На седьмые сутки в полдень в ворота усадьбы на взмыленных, загнанных до полусмерти лошадях влетели Оуэн и два его помощника. Лица мужчин были серыми от пыли и усталости: эти люди проделали долгий путь в Фозерингей и обратно, даже не задержавшись в доме герцога, чтобы переночевать. Их глаза покраснели от бессонницы, а лошадей просто шатало, но Оуэн крепко сжимал в руке маленький флакончик с бесценной настойкой, а на груди прятал письмо от графини Сесили.
– Слава Богу, слава Богу, – заплакала Элеонора, когда её пальцы коснулись флакона. Изнуренные люди плюхнулись на скамью, стоявшую в тени конюшни; у них даже не было сил добраться до своих жилищ. Эта сумасшедшая скачка была самым ярким доказательством их любви к хозяину. Но Элеонора не могла задержаться даже для того, чтобы поблагодарить их или прочитать письмо от своей благодетельницы. Поддерживая руками живот, женщина помчалась в дом и взлетела по лестнице в ту комнату, где с угасающей надеждой сидела у постели хозяина не смыкавшая глаз Энис.
– Его привезли, Энис, – оно у нас! – крикнула Элеонора, показывая няньке флакон.
Энис вскочила на ноги, прижав руки к горлу и не сводя глаз с крошечной бутылочки. Это была их последняя надежда... У Элеоноры так сильно дрожали пальцы, что она не могла даже откупорить флакон, и в конце концов ей пришлось передать его Энис, а самой в полном изнеможении опуститься на стул, молитвенно сложив руки и вглядываясь в лицо мужа. Энис плеснула в чашку немного молока и добавила туда несколько капель лекарства, как учил доктор, на случай, если снадобье все-таки привезут; потом нянька приподняла голову Роберта с подушки и влила молоко ему в рот. Несколько секунд ничего не происходило, потом он задохнулся и судорожно глотнул; остатки молока тонкой струйкой побежали из уголка его рта.
– Нам нужно давать ему лекарство через каждые четыре часа, – напомнила Энис.
– Да, – кивнула Элеонора. Их взгляды на миг встретились, и женщины тут же отвернулись в разные стороны, устыдившись того смешанного чувства страха и надежды, которое прочли в глазах друг друга.

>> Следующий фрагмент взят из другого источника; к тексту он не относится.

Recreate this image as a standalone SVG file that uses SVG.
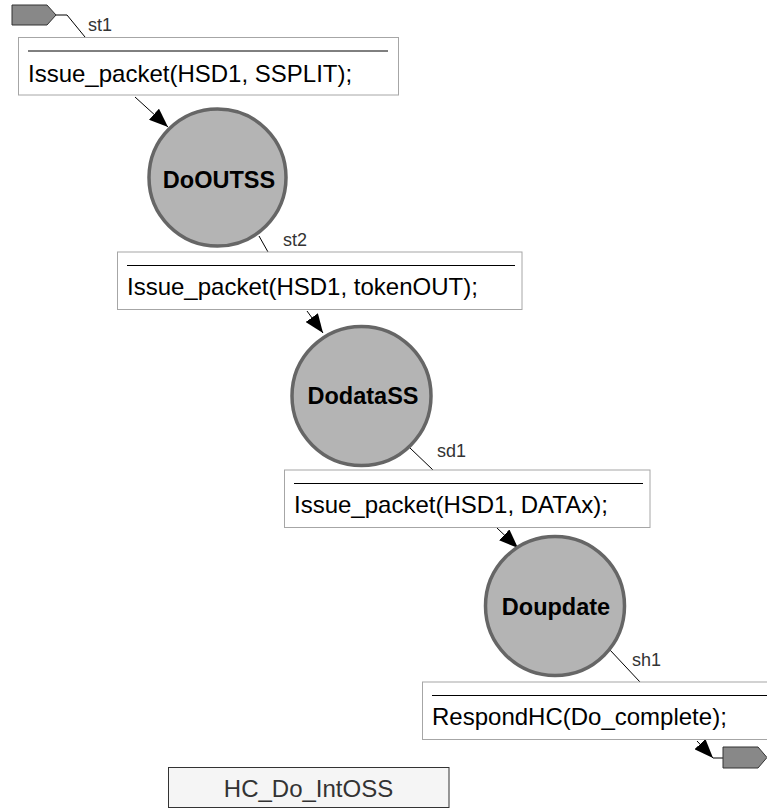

Кончился долгий вечер, и наступила еще более длинная ночь. Каждые четыре часа они давали по глотку молока, смешанного с настойкой, лежавшему в беспамятстве человеку, сами толком не зная, чего они ждут, и даже не уверенные в том, что бесценное лекарство попадает больному в горло. Свечи догорели почти до конца, потом замигали и одна за другой погасли. Огонь в камине тоже опал, оставив лишь подернутые пеплом тлеющие угольки, а две женщины в полудреме сидели по обе стороны постели больного. В доме царила гробовая тишина; ночь за закрытыми окнами была черна и тоже безмолвна. Казалось, наступил конец света, после которого уже ничего не будет.
Очнувшись в этой неземной тишине от беспокойно го сна, Элеонора обнаружила, что комната полна какого-то серого света, жемчужного света приближающегося утра. Птицы еще не пробудились и не завели своих ранних песен. Должно быть, пора опять давать лекарство, подумала женщина и, тяжело поднявшись со стула, проковыляла на затекших ногах к постели. Все происходящее казалось Элеоноре нереальным, словно она сама тоже была в лихорадке. Это было результатом долгого сидения в неудобной позе, крайней усталости и нечеловеческого напряжения. Почти не чувствуя своего онемевшего тела и слегка дрожа от холода, Элеонора заметила, что огонь в камине почти погас. Это было плохо – надо было немедленно кликнуть кухонного мальчишку, чтобы он принес свежей растопки, пока еще тлели последние угольки.